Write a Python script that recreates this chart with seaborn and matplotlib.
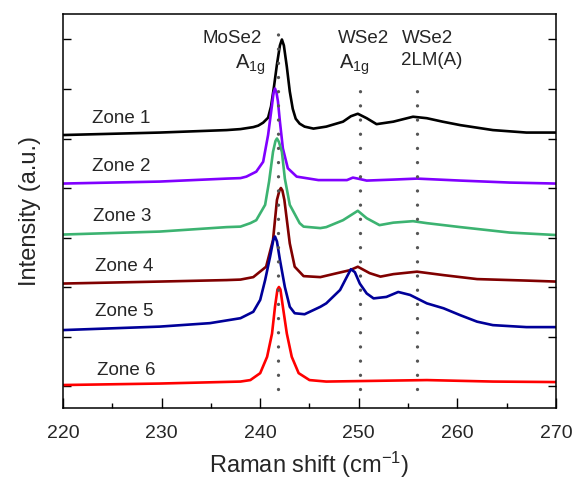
import matplotlib
matplotlib.use("Agg")
import matplotlib.pyplot as plt
import seaborn as sns
import pandas as pd

# ---- data ----
zone_names = ["Zone 1", "Zone 2", "Zone 3", "Zone 4", "Zone 5", "Zone 6"]

zone1_x = [220, 229.8, 236.6, 238.0, 239.3, 239.8, 240.3, 240.8, 241.1, 241.4, 241.7, 242.0,
           242.2, 242.4, 242.7, 243.0, 243.3, 243.6, 244.0, 244.5, 245.4, 246.7, 248.4,
           249.2, 249.9, 250.4, 250.8, 251.8, 253.5, 255.5, 256.9, 258.5, 260.3, 263.6,
           267.0, 270]
zone1_y = [5.07, 5.12, 5.17, 5.19, 5.23, 5.26, 5.32, 5.42, 5.65, 6.05, 6.5, 6.88,
           7.0, 6.88, 6.45, 5.95, 5.6, 5.4, 5.3, 5.24, 5.2, 5.24, 5.34,
           5.45, 5.5, 5.45, 5.41, 5.29, 5.34, 5.44, 5.41, 5.34, 5.27, 5.17,
           5.12, 5.12]

zone2_x = [220, 229.8, 236.6, 238.0, 238.6, 239.6, 240.3, 240.8, 241.2, 241.35, 241.5,
           241.65, 241.8, 242.0, 242.3, 242.8, 243.7, 245.9, 248.8, 249.4, 249.9, 250.8,
           253.5, 255.9, 260.3, 265.3, 270]
zone2_y = [4.09, 4.13, 4.19, 4.20, 4.23, 4.33, 4.53, 5.07, 5.68, 5.92, 6.01,
           5.93, 5.75, 5.34, 4.8, 4.4, 4.23, 4.16, 4.16, 4.21, 4.19, 4.15,
           4.17, 4.19, 4.15, 4.11, 4.09]

zone3_x = [220, 229.8, 236.6, 238.0, 239.0, 239.6, 240.5, 240.9, 241.3, 241.55, 241.7,
           241.9, 242.2, 242.5, 243.0, 244.0, 244.4, 246.1, 246.7, 248.4, 249.9, 250.8,
           252.1, 253.5, 255.5, 256.9, 260.3, 265.3, 270]
zone3_y = [3.06, 3.12, 3.21, 3.22, 3.29, 3.35, 3.66, 4.13, 4.73, 4.95, 5.0,
           4.93, 4.73, 4.19, 3.66, 3.29, 3.22, 3.19, 3.21, 3.35, 3.54, 3.39,
           3.25, 3.30, 3.33, 3.29, 3.21, 3.10, 3.05]

zone4_x = [220, 229.8, 236.6, 238.0, 239.3, 240.6, 241.3, 241.7, 241.95, 242.1, 242.25,
           242.45, 243.0, 243.5, 244.4, 246.1, 247.8, 249.1, 249.9, 251.1, 252.2, 253.5,
           255.9, 258.6, 262.0, 267.0, 270]
zone4_y = [2.07, 2.11, 2.14, 2.15, 2.2, 2.41, 2.95, 3.76, 3.95, 4.0, 3.95,
           3.76, 2.88, 2.41, 2.22, 2.2, 2.28, 2.34, 2.41, 2.28, 2.21, 2.26,
           2.31, 2.24, 2.16, 2.13, 2.11]

zone5_x = [220, 229.8, 234.9, 238.0, 239.3, 240.0, 240.5, 241.0, 241.35, 241.5, 241.7,
           242.0, 242.5, 243.0, 243.5, 244.5, 246.1, 246.7, 248.1, 248.8, 249.2, 249.6,
           250.1, 250.8, 251.5, 252.8, 254.0, 255.2, 256.9, 258.6, 260.3, 262.0, 263.6,
           267.0, 270]
zone5_y = [1.13, 1.2, 1.27, 1.37, 1.5, 1.74, 2.14, 2.61, 2.97, 3.02, 2.92,
           2.55, 2.0, 1.6, 1.47, 1.45, 1.6, 1.67, 1.94, 2.21, 2.36, 2.3,
           2.07, 1.87, 1.77, 1.8, 1.9, 1.84, 1.67, 1.57, 1.43, 1.3, 1.23,
           1.19, 1.19]

zone6_x = [220, 229.8, 238.0, 239.0, 240.0, 240.7, 241.2, 241.5, 241.75, 241.9, 242.05,
           242.3, 242.7, 243.2, 243.9, 245.0, 246.7, 256.9, 263.6, 270]
zone6_y = [0.02, 0.05, 0.09, 0.12, 0.26, 0.59, 1.06, 1.6, 1.95, 2.0, 1.95,
           1.6, 1.06, 0.59, 0.26, 0.12, 0.09, 0.12, 0.09, 0.08]

zone_colors = ["#000000", "#8000ff", "#3cb371", "#800000", "#000099", "#ff0000"]

# zone label anchor positions (data coords, left edge / vertical center)
label_x = [222.9, 222.9, 223.0, 223.2, 223.2, 223.4]
label_y = [5.41, 4.44, 3.42, 2.42, 1.50, 0.32]

peak_positions = [241.8, 250.1, 255.9]
peak_line_top = [7.19, 6.22, 6.22]
peak_line_bottom = -0.06

x_ticks = [220, 230, 240, 250, 260, 270]

# ---- build long table ----
frames = []
for name, xs, ys in zip(zone_names,
                        [zone1_x, zone2_x, zone3_x, zone4_x, zone5_x, zone6_x],
                        [zone1_y, zone2_y, zone3_y, zone4_y, zone5_y, zone6_y]):
    frames.append(pd.DataFrame({"shift": xs, "intensity": ys, "zone": name}))
df = pd.concat(frames, ignore_index=True)

# ---- style ----
sns.set_style("ticks")
plt.rcParams["font.family"] = ["Liberation Sans", "DejaVu Sans"]
plt.rcParams["mathtext.fontset"] = "custom"
plt.rcParams["mathtext.rm"] = "Liberation Sans"
plt.rcParams["mathtext.it"] = "Liberation Sans:italic"
plt.rcParams["mathtext.bf"] = "Liberation Sans:bold"
plt.rcParams["lines.scale_dashes"] = False

fig = plt.figure(figsize=(5.74, 4.83), dpi=100)
ax = fig.add_axes([63 / 574, 1 - 408 / 483, (556 - 63) / 574, (408 - 14) / 483])

for name, col in zip(zone_names, zone_colors):
    sub = df[df["zone"] == name]
    sns.lineplot(data=sub, x="shift", y="intensity", color=col, lw=1.9, ax=ax,
                 estimator=None, sort=True, legend=False,
                 solid_joinstyle="round", solid_capstyle="round")

for px, top in zip(peak_positions, peak_line_top):
    ax.plot([px, px], [peak_line_bottom, top], color="#555555", lw=2.4,
            linestyle=(0, (0.01, 10.2)), dash_capstyle="round", zorder=6)

for name, lx, ly in zip(zone_names, label_x, label_y):
    ax.text(lx, ly, name, fontsize=13.5, ha="left", va="center")

ax.text(237.2, 7.03, "MoSe2", fontsize=13.5, ha="center", va="center")
ax.text(239.0, 6.48, r"$\mathrm{A_{1g}}$", fontsize=14.5, ha="center", va="center")
ax.text(250.5, 7.03, "WSe2", fontsize=13.5, ha="center", va="center")
ax.text(249.5, 6.48, r"$\mathrm{A_{1g}}$", fontsize=14.5, ha="center", va="center")
ax.text(257.0, 7.03, "WSe2", fontsize=13.5, ha="center", va="center")
ax.text(257.4, 6.57, "2LM(A)", fontsize=13.5, ha="center", va="center")

ax.set_xlim(220, 270)
ax.set_ylim(-0.444, 7.515)
ax.set_xticks(x_ticks)
ax.set_xticks([225, 235, 245, 255, 265], minor=True)
ax.set_yticks(range(0, 8))
ax.tick_params(axis="both", which="both", direction="in", right=True, top=False,
               labelleft=False, width=1.0, color="black")
ax.tick_params(axis="x", which="major", length=7, labelsize=14, pad=12)
ax.tick_params(axis="x", which="minor", length=3.5)
ax.tick_params(axis="y", which="major", length=6)
for sp in ax.spines.values():
    sp.set_linewidth(1.1)
    sp.set_color("black")

ax.set_xlabel(r"Raman shift (cm$^{-1}$)", fontsize=17, labelpad=6)
ax.set_ylabel("Intensity (a.u.)", fontsize=17, labelpad=16)

fig.savefig("out.png", dpi=100)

- [Work to do] Report all lines of the data that include the word "seaborn".

- [Solution for this problem]
Write a Python script that recreates this chart with seaborn and matplotlib.
import seaborn as sns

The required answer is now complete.